* **Recorded information**
++++++++++++++++++++

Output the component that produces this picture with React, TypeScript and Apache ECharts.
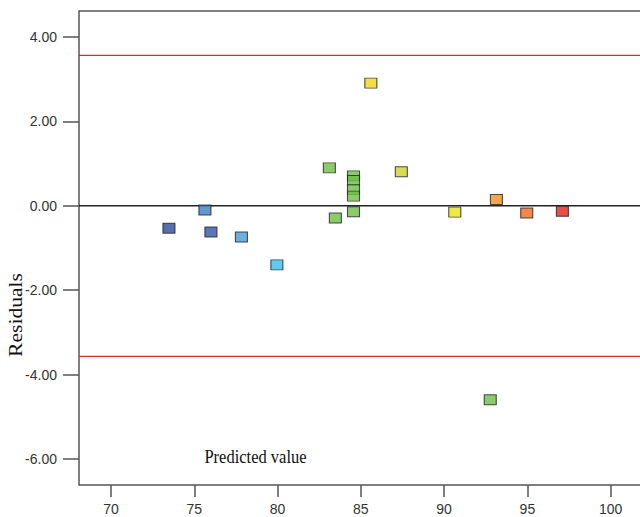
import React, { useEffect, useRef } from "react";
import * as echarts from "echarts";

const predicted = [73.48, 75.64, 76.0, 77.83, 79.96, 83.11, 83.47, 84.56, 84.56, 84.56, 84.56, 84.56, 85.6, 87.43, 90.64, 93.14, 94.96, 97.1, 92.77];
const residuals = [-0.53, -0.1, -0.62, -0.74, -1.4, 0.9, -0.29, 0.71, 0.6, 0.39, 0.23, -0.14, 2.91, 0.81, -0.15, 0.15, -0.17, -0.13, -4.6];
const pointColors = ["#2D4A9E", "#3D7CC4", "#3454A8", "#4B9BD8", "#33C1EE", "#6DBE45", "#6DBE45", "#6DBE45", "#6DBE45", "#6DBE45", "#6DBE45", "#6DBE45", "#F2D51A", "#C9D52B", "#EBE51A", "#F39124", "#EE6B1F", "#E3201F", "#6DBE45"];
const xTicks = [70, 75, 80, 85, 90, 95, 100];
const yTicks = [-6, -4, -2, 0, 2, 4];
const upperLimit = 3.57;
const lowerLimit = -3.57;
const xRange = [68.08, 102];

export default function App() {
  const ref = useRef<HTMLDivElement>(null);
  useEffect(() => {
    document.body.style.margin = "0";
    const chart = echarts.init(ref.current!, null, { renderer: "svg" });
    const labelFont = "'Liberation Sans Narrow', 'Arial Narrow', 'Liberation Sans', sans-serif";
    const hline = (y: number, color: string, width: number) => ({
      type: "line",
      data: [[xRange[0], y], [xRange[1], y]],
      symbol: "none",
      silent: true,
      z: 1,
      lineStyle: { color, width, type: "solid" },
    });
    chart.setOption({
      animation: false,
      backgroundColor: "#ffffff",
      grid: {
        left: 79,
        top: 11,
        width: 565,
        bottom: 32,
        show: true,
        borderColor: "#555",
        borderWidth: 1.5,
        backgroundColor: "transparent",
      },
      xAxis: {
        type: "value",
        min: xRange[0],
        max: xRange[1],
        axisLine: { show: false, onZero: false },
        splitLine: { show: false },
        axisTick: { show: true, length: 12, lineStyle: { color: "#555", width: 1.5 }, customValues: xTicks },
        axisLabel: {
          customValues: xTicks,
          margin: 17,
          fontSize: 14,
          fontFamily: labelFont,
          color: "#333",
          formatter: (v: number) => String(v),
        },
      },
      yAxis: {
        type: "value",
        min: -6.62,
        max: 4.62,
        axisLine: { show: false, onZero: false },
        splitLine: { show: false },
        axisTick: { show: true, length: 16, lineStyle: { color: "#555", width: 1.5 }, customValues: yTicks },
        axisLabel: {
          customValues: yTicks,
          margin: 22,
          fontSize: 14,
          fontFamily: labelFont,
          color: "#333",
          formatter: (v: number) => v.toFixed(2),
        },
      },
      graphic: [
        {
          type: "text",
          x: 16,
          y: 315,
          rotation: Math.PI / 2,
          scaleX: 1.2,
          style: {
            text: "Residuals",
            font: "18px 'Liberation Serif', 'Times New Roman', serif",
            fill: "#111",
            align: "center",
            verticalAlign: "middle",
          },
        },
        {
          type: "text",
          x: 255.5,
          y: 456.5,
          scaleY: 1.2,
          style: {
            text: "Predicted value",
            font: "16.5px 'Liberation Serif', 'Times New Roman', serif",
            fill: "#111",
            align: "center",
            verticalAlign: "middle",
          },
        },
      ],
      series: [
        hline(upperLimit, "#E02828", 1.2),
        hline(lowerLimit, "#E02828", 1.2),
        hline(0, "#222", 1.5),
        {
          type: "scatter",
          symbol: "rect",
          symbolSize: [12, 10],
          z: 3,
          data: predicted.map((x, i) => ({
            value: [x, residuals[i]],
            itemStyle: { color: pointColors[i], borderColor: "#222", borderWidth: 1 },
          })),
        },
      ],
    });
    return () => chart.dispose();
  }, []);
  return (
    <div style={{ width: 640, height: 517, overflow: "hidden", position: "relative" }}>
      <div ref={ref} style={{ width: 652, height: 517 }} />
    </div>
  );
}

++++++++++++++++++++

* **Task to complete**
Go through the listing above and quote it exactly, apart from its images.

* **Response to this task**
Output the component that produces this picture with React, TypeScript and Apache ECharts.
import React, { useEffect, useRef } from "react";
import * as echarts from "echarts";

const predicted = [73.48, 75.64, 76.0, 77.83, 79.96, 83.11, 83.47, 84.56, 84.56, 84.56, 84.56, 84.56, 85.6, 87.43, 90.64, 93.14, 94.96, 97.1, 92.77];
const residuals = [-0.53, -0.1, -0.62, -0.74, -1.4, 0.9, -0.29, 0.71, 0.6, 0.39, 0.23, -0.14, 2.91, 0.81, -0.15, 0.15, -0.17, -0.13, -4.6];
const pointColors = ["#2D4A9E", "#3D7CC4", "#3454A8", "#4B9BD8", "#33C1EE", "#6DBE45", "#6DBE45", "#6DBE45", "#6DBE45", "#6DBE45", "#6DBE45", "#6DBE45", "#F2D51A", "#C9D52B", "#EBE51A", "#F39124", "#EE6B1F", "#E3201F", "#6DBE45"];
const xTicks = [70, 75, 80, 85, 90, 95, 100];
const yTicks = [-6, -4, -2, 0, 2, 4];
const upperLimit = 3.57;
const lowerLimit = -3.57;
const xRange = [68.08, 102];

export default function App() {
  const ref = useRef<HTMLDivElement>(null);
  useEffect(() => {
    document.body.style.margin = "0";
    const chart = echarts.init(ref.current!, null, { renderer: "svg" });
    const labelFont = "'Liberation Sans Narrow', 'Arial Narrow', 'Liberation Sans', sans-serif";
    const hline = (y: number, color: string, width: number) => ({
      type: "line",
      data: [[xRange[0], y], [xRange[1], y]],
      symbol: "none",
      silent: true,
      z: 1,
      lineStyle: { color, width, type: "solid" },
    });
    chart.setOption({
      animation: false,
      backgroundColor: "#ffffff",
      grid: {
        left: 79,
        top: 11,
        width: 565,
        bottom: 32,
        show: true,
        borderColor: "#555",
        borderWidth: 1.5,
        backgroundColor: "transparent",
      },
      xAxis: {
        type: "value",
        min: xRange[0],
        max: xRange[1],
        axisLine: { show: false, onZero: false },
        splitLine: { show: false },
        axisTick: { show: true, length: 12, lineStyle: { color: "#555", width: 1.5 }, customValues: xTicks },
        axisLabel: {
          customValues: xTicks,
          margin: 17,
          fontSize: 14,
          fontFamily: labelFont,
          color: "#333",
          formatter: (v: number) => String(v),
        },
      },
      yAxis: {
        type: "value",
        min: -6.62,
        max: 4.62,
        axisLine: { show: false, onZero: false },
        splitLine: { show: false },
        axisTick: { show: true, length: 16, lineStyle: { color: "#555", width: 1.5 }, customValues: yTicks },
        axisLabel: {
          customValues: yTicks,
          margin: 22,
          fontSize: 14,
          fontFamily: labelFont,
          color: "#333",
          formatter: (v: number) => v.toFixed(2),
        },
      },
      graphic: [
        {
          type: "text",
          x: 16,
          y: 315,
          rotation: Math.PI / 2,
          scaleX: 1.2,
          style: {
            text: "Residuals",
            font: "18px 'Liberation Serif', 'Times New Roman', serif",
            fill: "#111",
            align: "center",
            verticalAlign: "middle",
          },
        },
        {
          type: "text",
          x: 255.5,
          y: 456.5,
          scaleY: 1.2,
          style: {
            text: "Predicted value",
            font: "16.5px 'Liberation Serif', 'Times New Roman', serif",
            fill: "#111",
            align: "center",
            verticalAlign: "middle",
          },
        },
      ],
      series: [
        hline(upperLimit, "#E02828", 1.2),
        hline(lowerLimit, "#E02828", 1.2),
        hline(0, "#222", 1.5),
        {
          type: "scatter",
          symbol: "rect",
          symbolSize: [12, 10],
          z: 3,
          data: predicted.map((x, i) => ({
            value: [x, residuals[i]],
            itemStyle: { color: pointColors[i], borderColor: "#222", borderWidth: 1 },
          })),
        },
      ],
    });
    return () => chart.dispose();
  }, []);
  return (
    <div style={{ width: 640, height: 517, overflow: "hidden", position: "relative" }}>
      <div ref={ref} style={{ width: 652, height: 517 }} />
    </div>
  );
}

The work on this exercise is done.